━━ Source material
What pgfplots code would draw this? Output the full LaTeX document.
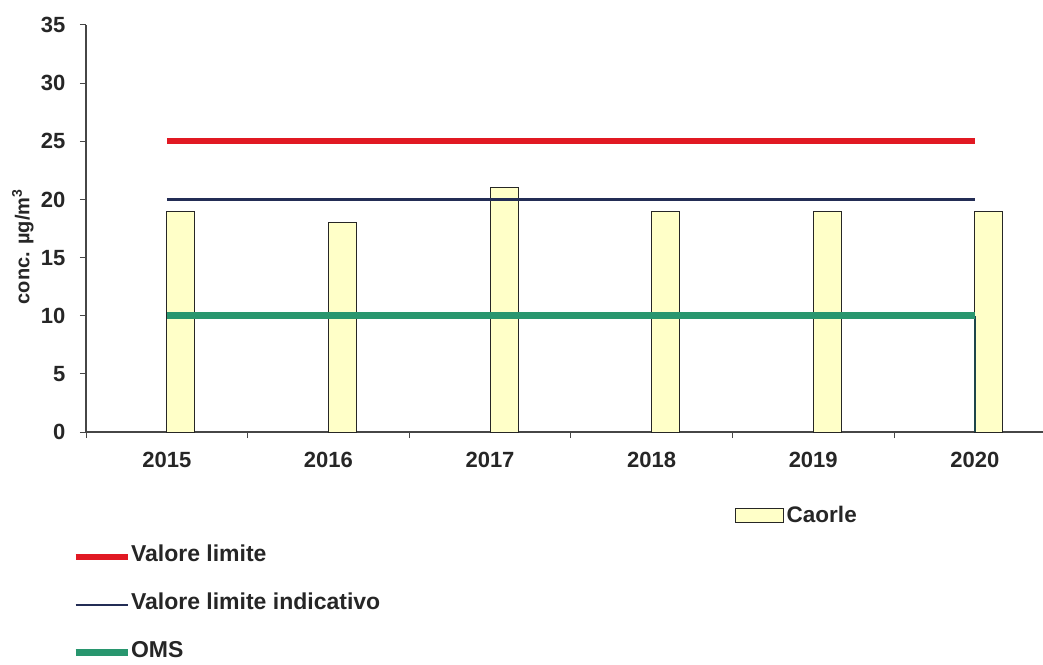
\documentclass[border=0pt]{standalone}
\usepackage{fontspec}
\setmainfont{Liberation Sans}
\usepackage{pgfplots}
\pgfplotsset{compat=1.18}
\definecolor{limred}{RGB}{225,25,35}
\definecolor{limnavy}{RGB}{35,45,85}
\definecolor{omsgreen}{RGB}{40,150,110}
\definecolor{barfill}{RGB}{255,255,200}
\definecolor{axisgray}{RGB}{70,70,70}
\definecolor{dropteal}{RGB}{30,70,75}
\pgfplotsset{boxlegend/.style={legend image code/.code={\draw[##1] (0pt,-7pt) rectangle (48pt,7pt);}}}
\begin{document}
\begin{tikzpicture}
\useasboundingbox (-86pt,-232pt) rectangle (957pt,432pt);
\begin{axis}[
  at={(0,0)}, anchor=south west, scale only axis,
  width=956.7pt, height=407pt,
  xmin=-0.5, xmax=5.42, ymin=0, ymax=35,
  axis lines*=left,
  axis line style={draw=axisgray, line width=1.2pt},
  xtick={0,1,2,3,4,5},
  xticklabels={2015,2016,2017,2018,2019,2020},
  xtick style={draw=none},
  ytick={0,5,10,15,20,25,30,35},
  ytick style={draw=axisgray, line width=1pt},
  major tick length=6pt,
  tick align=outside,
  /pgf/number format/assume math mode=true,
  tick label style={font=\bfseries\fontsize{22}{25}\selectfont, text=black!85},
  xticklabel style={yshift=-11pt},
  yticklabel style={xshift=-11pt},
  ylabel={conc. µg/m\textsuperscript{3}},
  ylabel style={at={(axis description cs:-0.066,0.455)}, anchor=center, font=\bfseries\fontsize{20}{23}\selectfont, text=black!85},
  legend style={at={(axis description cs:0.678,-0.204)}, anchor=west, draw=none, fill=none, inner sep=0pt,
    font=\bfseries\fontsize{22.5}{25}\selectfont, text=black!85, cells={anchor=west}, nodes={inner sep=3pt}},
]
\addplot[ybar, bar width=28pt, bar shift=14pt, fill=barfill, draw=black!85, line width=0.9pt, boxlegend]
  coordinates {(0,19) (1,18) (2,21) (3,19) (4,19) (5,19)};
\addlegendentry{Caorle}
\addplot[forget plot, limred, line width=6pt] coordinates {(0,25) (1,25) (2,25) (3,25) (4,25) (5,25)};
\addplot[forget plot, limnavy, line width=2.8pt] coordinates {(0,20) (1,20) (2,20) (3,20) (4,20) (5,20)};
\addplot[forget plot, dropteal, line width=1.5pt] coordinates {(5,0) (5,10)};
\addplot[forget plot, omsgreen, line width=7pt] coordinates {(0,10) (1,10) (2,10) (3,10) (4,10) (5,10)};
\end{axis}
\begin{axis}[
  at={(0,0)}, anchor=south west, scale only axis,
  width=956.7pt, height=407pt,
  xmin=-0.5, xmax=5.42, ymin=0, ymax=35,
  axis lines*=left,
  axis line style={draw=none},
  xtick={-0.5,0.5,1.5,2.5,3.5,4.5},
  xticklabels={},
  ytick=\empty,
  xtick style={draw=axisgray, line width=1pt},
  major tick length=6pt,
  tick align=outside,
  legend style={at={(axis description cs:-0.0146,-0.2776)}, anchor=north west, draw=none, fill=none,
    inner sep=0pt, outer sep=0pt, row sep=24pt, column sep=0pt,
    font=\bfseries\fontsize{23}{26}\selectfont, text=black!85,
    cells={anchor=west}, nodes={inner xsep=0pt, inner ysep=2pt, text height=15pt, text depth=5pt}},
  legend cell align=left,
  legend image code/.code={\draw[#1] (0pt,0pt) -- (52pt,0pt);},
]
\addlegendimage{limred, line width=6pt}
\addlegendentry{Valore limite}
\addlegendimage{limnavy, line width=2.8pt}
\addlegendentry{Valore limite indicativo}
\addlegendimage{omsgreen, line width=7pt}
\addlegendentry{OMS}
\end{axis}
\end{tikzpicture}
\end{document}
━━━━
▶ **Task requirements**: Repeat the material above in full and unchanged, minus its images.

▶ **Final result**:
What pgfplots code would draw this? Output the full LaTeX document.
\documentclass[border=0pt]{standalone}
\usepackage{fontspec}
\setmainfont{Liberation Sans}
\usepackage{pgfplots}
\pgfplotsset{compat=1.18}
\definecolor{limred}{RGB}{225,25,35}
\definecolor{limnavy}{RGB}{35,45,85}
\definecolor{omsgreen}{RGB}{40,150,110}
\definecolor{barfill}{RGB}{255,255,200}
\definecolor{axisgray}{RGB}{70,70,70}
\definecolor{dropteal}{RGB}{30,70,75}
\pgfplotsset{boxlegend/.style={legend image code/.code={\draw[##1] (0pt,-7pt) rectangle (48pt,7pt);}}}
\begin{document}
\begin{tikzpicture}
\useasboundingbox (-86pt,-232pt) rectangle (957pt,432pt);
\begin{axis}[
  at={(0,0)}, anchor=south west, scale only axis,
  width=956.7pt, height=407pt,
  xmin=-0.5, xmax=5.42, ymin=0, ymax=35,
  axis lines*=left,
  axis line style={draw=axisgray, line width=1.2pt},
  xtick={0,1,2,3,4,5},
  xticklabels={2015,2016,2017,2018,2019,2020},
  xtick style={draw=none},
  ytick={0,5,10,15,20,25,30,35},
  ytick style={draw=axisgray, line width=1pt},
  major tick length=6pt,
  tick align=outside,
  /pgf/number format/assume math mode=true,
  tick label style={font=\bfseries\fontsize{22}{25}\selectfont, text=black!85},
  xticklabel style={yshift=-11pt},
  yticklabel style={xshift=-11pt},
  ylabel={conc. µg/m\textsuperscript{3}},
  ylabel style={at={(axis description cs:-0.066,0.455)}, anchor=center, font=\bfseries\fontsize{20}{23}\selectfont, text=black!85},
  legend style={at={(axis description cs:0.678,-0.204)}, anchor=west, draw=none, fill=none, inner sep=0pt,
    font=\bfseries\fontsize{22.5}{25}\selectfont, text=black!85, cells={anchor=west}, nodes={inner sep=3pt}},
]
\addplot[ybar, bar width=28pt, bar shift=14pt, fill=barfill, draw=black!85, line width=0.9pt, boxlegend]
  coordinates {(0,19) (1,18) (2,21) (3,19) (4,19) (5,19)};
\addlegendentry{Caorle}
\addplot[forget plot, limred, line width=6pt] coordinates {(0,25) (1,25) (2,25) (3,25) (4,25) (5,25)};
\addplot[forget plot, limnavy, line width=2.8pt] coordinates {(0,20) (1,20) (2,20) (3,20) (4,20) (5,20)};
\addplot[forget plot, dropteal, line width=1.5pt] coordinates {(5,0) (5,10)};
\addplot[forget plot, omsgreen, line width=7pt] coordinates {(0,10) (1,10) (2,10) (3,10) (4,10) (5,10)};
\end{axis}
\begin{axis}[
  at={(0,0)}, anchor=south west, scale only axis,
  width=956.7pt, height=407pt,
  xmin=-0.5, xmax=5.42, ymin=0, ymax=35,
  axis lines*=left,
  axis line style={draw=none},
  xtick={-0.5,0.5,1.5,2.5,3.5,4.5},
  xticklabels={},
  ytick=\empty,
  xtick style={draw=axisgray, line width=1pt},
  major tick length=6pt,
  tick align=outside,
  legend style={at={(axis description cs:-0.0146,-0.2776)}, anchor=north west, draw=none, fill=none,
    inner sep=0pt, outer sep=0pt, row sep=24pt, column sep=0pt,
    font=\bfseries\fontsize{23}{26}\selectfont, text=black!85,
    cells={anchor=west}, nodes={inner xsep=0pt, inner ysep=2pt, text height=15pt, text depth=5pt}},
  legend cell align=left,
  legend image code/.code={\draw[#1] (0pt,0pt) -- (52pt,0pt);},
]
\addlegendimage{limred, line width=6pt}
\addlegendentry{Valore limite}
\addlegendimage{limnavy, line width=2.8pt}
\addlegendentry{Valore limite indicativo}
\addlegendimage{omsgreen, line width=7pt}
\addlegendentry{OMS}
\end{axis}
\end{tikzpicture}
\end{document}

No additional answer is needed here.